▶ Problem to solve
Reproduce the listing below word for word, with no pictures.

— Begin Data block —

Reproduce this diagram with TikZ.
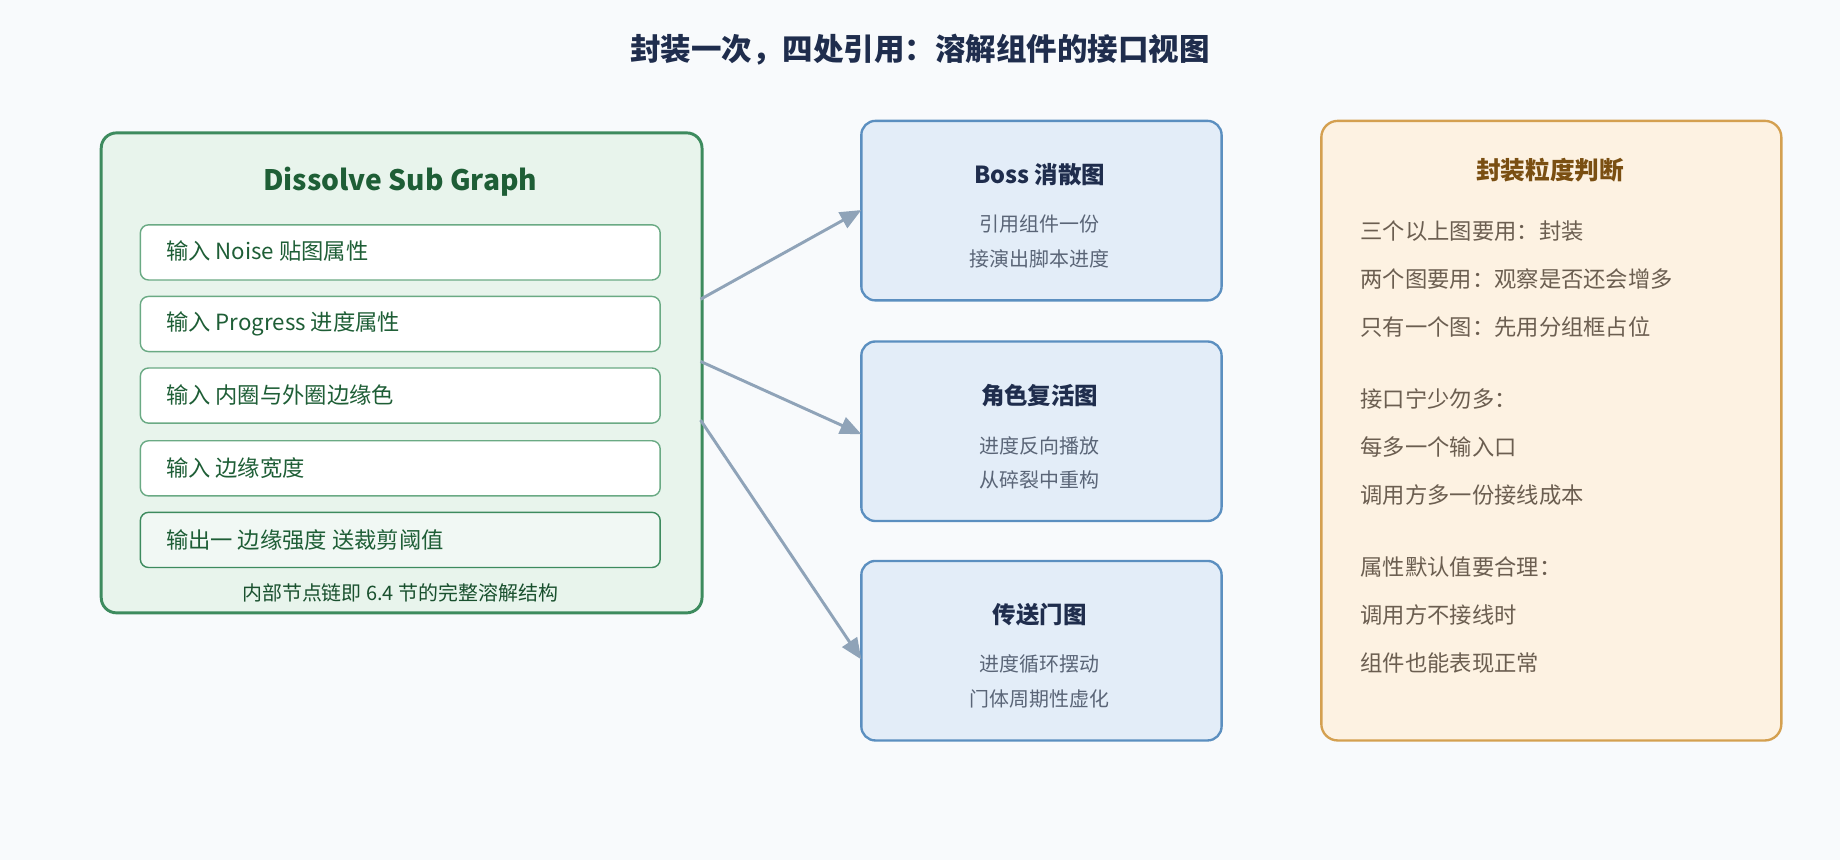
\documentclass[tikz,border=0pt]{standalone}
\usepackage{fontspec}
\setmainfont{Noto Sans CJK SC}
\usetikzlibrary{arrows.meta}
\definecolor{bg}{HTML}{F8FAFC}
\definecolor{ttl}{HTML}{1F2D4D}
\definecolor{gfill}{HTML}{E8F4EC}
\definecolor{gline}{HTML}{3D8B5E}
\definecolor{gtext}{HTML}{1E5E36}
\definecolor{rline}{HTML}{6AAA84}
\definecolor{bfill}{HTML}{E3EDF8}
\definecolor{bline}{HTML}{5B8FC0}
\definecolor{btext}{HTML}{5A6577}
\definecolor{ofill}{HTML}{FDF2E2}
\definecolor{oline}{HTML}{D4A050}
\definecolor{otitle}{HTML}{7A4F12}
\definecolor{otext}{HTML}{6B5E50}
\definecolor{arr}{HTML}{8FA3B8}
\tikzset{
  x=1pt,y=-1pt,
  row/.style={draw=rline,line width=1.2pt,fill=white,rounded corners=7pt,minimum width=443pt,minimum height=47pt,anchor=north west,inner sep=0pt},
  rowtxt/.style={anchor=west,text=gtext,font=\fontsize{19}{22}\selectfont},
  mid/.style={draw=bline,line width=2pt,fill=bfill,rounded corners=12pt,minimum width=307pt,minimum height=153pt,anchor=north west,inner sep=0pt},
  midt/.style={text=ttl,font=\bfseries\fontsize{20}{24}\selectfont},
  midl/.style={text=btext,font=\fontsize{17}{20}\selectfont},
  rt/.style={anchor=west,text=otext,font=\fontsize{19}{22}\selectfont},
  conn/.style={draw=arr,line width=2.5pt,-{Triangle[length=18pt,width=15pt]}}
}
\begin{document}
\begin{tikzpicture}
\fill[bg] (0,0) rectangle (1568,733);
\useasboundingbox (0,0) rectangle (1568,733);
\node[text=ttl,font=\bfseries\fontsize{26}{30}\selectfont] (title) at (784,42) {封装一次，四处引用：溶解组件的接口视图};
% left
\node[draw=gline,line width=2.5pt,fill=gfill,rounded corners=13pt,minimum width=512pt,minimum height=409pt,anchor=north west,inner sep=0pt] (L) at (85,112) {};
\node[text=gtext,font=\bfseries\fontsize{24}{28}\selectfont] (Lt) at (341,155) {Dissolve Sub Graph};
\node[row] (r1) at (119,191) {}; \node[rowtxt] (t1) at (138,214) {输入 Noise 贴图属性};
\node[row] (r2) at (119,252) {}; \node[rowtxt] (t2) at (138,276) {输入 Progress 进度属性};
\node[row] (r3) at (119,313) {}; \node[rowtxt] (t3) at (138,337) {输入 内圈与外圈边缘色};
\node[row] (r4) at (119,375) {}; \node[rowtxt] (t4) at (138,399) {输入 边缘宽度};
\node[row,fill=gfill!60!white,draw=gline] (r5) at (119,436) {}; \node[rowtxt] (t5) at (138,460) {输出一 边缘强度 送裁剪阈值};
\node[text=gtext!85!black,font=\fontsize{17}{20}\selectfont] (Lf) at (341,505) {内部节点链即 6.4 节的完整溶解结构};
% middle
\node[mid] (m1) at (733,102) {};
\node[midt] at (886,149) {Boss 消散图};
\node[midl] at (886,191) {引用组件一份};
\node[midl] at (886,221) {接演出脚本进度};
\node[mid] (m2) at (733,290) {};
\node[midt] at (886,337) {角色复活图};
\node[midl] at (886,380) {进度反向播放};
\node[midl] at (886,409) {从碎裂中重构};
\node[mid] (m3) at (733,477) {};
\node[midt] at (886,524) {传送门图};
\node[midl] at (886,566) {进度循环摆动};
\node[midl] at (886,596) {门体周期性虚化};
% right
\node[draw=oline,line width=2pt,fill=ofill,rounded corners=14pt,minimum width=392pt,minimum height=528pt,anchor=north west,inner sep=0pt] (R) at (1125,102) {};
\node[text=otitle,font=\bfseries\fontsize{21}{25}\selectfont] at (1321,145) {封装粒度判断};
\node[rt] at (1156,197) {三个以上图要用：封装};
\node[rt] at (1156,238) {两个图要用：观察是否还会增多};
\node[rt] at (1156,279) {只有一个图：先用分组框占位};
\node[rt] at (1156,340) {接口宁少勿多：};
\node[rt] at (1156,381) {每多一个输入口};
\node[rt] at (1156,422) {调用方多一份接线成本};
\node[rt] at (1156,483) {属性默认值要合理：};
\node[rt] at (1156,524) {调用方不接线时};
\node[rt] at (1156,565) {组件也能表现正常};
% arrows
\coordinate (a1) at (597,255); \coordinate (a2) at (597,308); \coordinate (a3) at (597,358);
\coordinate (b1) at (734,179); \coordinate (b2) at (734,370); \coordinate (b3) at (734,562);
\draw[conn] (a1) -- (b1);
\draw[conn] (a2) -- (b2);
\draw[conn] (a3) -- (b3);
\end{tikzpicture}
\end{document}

— End Data block —

▶ Result
Reproduce this diagram with TikZ.
\documentclass[tikz,border=0pt]{standalone}
\usepackage{fontspec}
\setmainfont{Noto Sans CJK SC}
\usetikzlibrary{arrows.meta}
\definecolor{bg}{HTML}{F8FAFC}
\definecolor{ttl}{HTML}{1F2D4D}
\definecolor{gfill}{HTML}{E8F4EC}
\definecolor{gline}{HTML}{3D8B5E}
\definecolor{gtext}{HTML}{1E5E36}
\definecolor{rline}{HTML}{6AAA84}
\definecolor{bfill}{HTML}{E3EDF8}
\definecolor{bline}{HTML}{5B8FC0}
\definecolor{btext}{HTML}{5A6577}
\definecolor{ofill}{HTML}{FDF2E2}
\definecolor{oline}{HTML}{D4A050}
\definecolor{otitle}{HTML}{7A4F12}
\definecolor{otext}{HTML}{6B5E50}
\definecolor{arr}{HTML}{8FA3B8}
\tikzset{
  x=1pt,y=-1pt,
  row/.style={draw=rline,line width=1.2pt,fill=white,rounded corners=7pt,minimum width=443pt,minimum height=47pt,anchor=north west,inner sep=0pt},
  rowtxt/.style={anchor=west,text=gtext,font=\fontsize{19}{22}\selectfont},
  mid/.style={draw=bline,line width=2pt,fill=bfill,rounded corners=12pt,minimum width=307pt,minimum height=153pt,anchor=north west,inner sep=0pt},
  midt/.style={text=ttl,font=\bfseries\fontsize{20}{24}\selectfont},
  midl/.style={text=btext,font=\fontsize{17}{20}\selectfont},
  rt/.style={anchor=west,text=otext,font=\fontsize{19}{22}\selectfont},
  conn/.style={draw=arr,line width=2.5pt,-{Triangle[length=18pt,width=15pt]}}
}
\begin{document}
\begin{tikzpicture}
\fill[bg] (0,0) rectangle (1568,733);
\useasboundingbox (0,0) rectangle (1568,733);
\node[text=ttl,font=\bfseries\fontsize{26}{30}\selectfont] (title) at (784,42) {封装一次，四处引用：溶解组件的接口视图};
% left
\node[draw=gline,line width=2.5pt,fill=gfill,rounded corners=13pt,minimum width=512pt,minimum height=409pt,anchor=north west,inner sep=0pt] (L) at (85,112) {};
\node[text=gtext,font=\bfseries\fontsize{24}{28}\selectfont] (Lt) at (341,155) {Dissolve Sub Graph};
\node[row] (r1) at (119,191) {}; \node[rowtxt] (t1) at (138,214) {输入 Noise 贴图属性};
\node[row] (r2) at (119,252) {}; \node[rowtxt] (t2) at (138,276) {输入 Progress 进度属性};
\node[row] (r3) at (119,313) {}; \node[rowtxt] (t3) at (138,337) {输入 内圈与外圈边缘色};
\node[row] (r4) at (119,375) {}; \node[rowtxt] (t4) at (138,399) {输入 边缘宽度};
\node[row,fill=gfill!60!white,draw=gline] (r5) at (119,436) {}; \node[rowtxt] (t5) at (138,460) {输出一 边缘强度 送裁剪阈值};
\node[text=gtext!85!black,font=\fontsize{17}{20}\selectfont] (Lf) at (341,505) {内部节点链即 6.4 节的完整溶解结构};
% middle
\node[mid] (m1) at (733,102) {};
\node[midt] at (886,149) {Boss 消散图};
\node[midl] at (886,191) {引用组件一份};
\node[midl] at (886,221) {接演出脚本进度};
\node[mid] (m2) at (733,290) {};
\node[midt] at (886,337) {角色复活图};
\node[midl] at (886,380) {进度反向播放};
\node[midl] at (886,409) {从碎裂中重构};
\node[mid] (m3) at (733,477) {};
\node[midt] at (886,524) {传送门图};
\node[midl] at (886,566) {进度循环摆动};
\node[midl] at (886,596) {门体周期性虚化};
% right
\node[draw=oline,line width=2pt,fill=ofill,rounded corners=14pt,minimum width=392pt,minimum height=528pt,anchor=north west,inner sep=0pt] (R) at (1125,102) {};
\node[text=otitle,font=\bfseries\fontsize{21}{25}\selectfont] at (1321,145) {封装粒度判断};
\node[rt] at (1156,197) {三个以上图要用：封装};
\node[rt] at (1156,238) {两个图要用：观察是否还会增多};
\node[rt] at (1156,279) {只有一个图：先用分组框占位};
\node[rt] at (1156,340) {接口宁少勿多：};
\node[rt] at (1156,381) {每多一个输入口};
\node[rt] at (1156,422) {调用方多一份接线成本};
\node[rt] at (1156,483) {属性默认值要合理：};
\node[rt] at (1156,524) {调用方不接线时};
\node[rt] at (1156,565) {组件也能表现正常};
% arrows
\coordinate (a1) at (597,255); \coordinate (a2) at (597,308); \coordinate (a3) at (597,358);
\coordinate (b1) at (734,179); \coordinate (b2) at (734,370); \coordinate (b3) at (734,562);
\draw[conn] (a1) -- (b1);
\draw[conn] (a2) -- (b2);
\draw[conn] (a3) -- (b3);
\end{tikzpicture}
\end{document}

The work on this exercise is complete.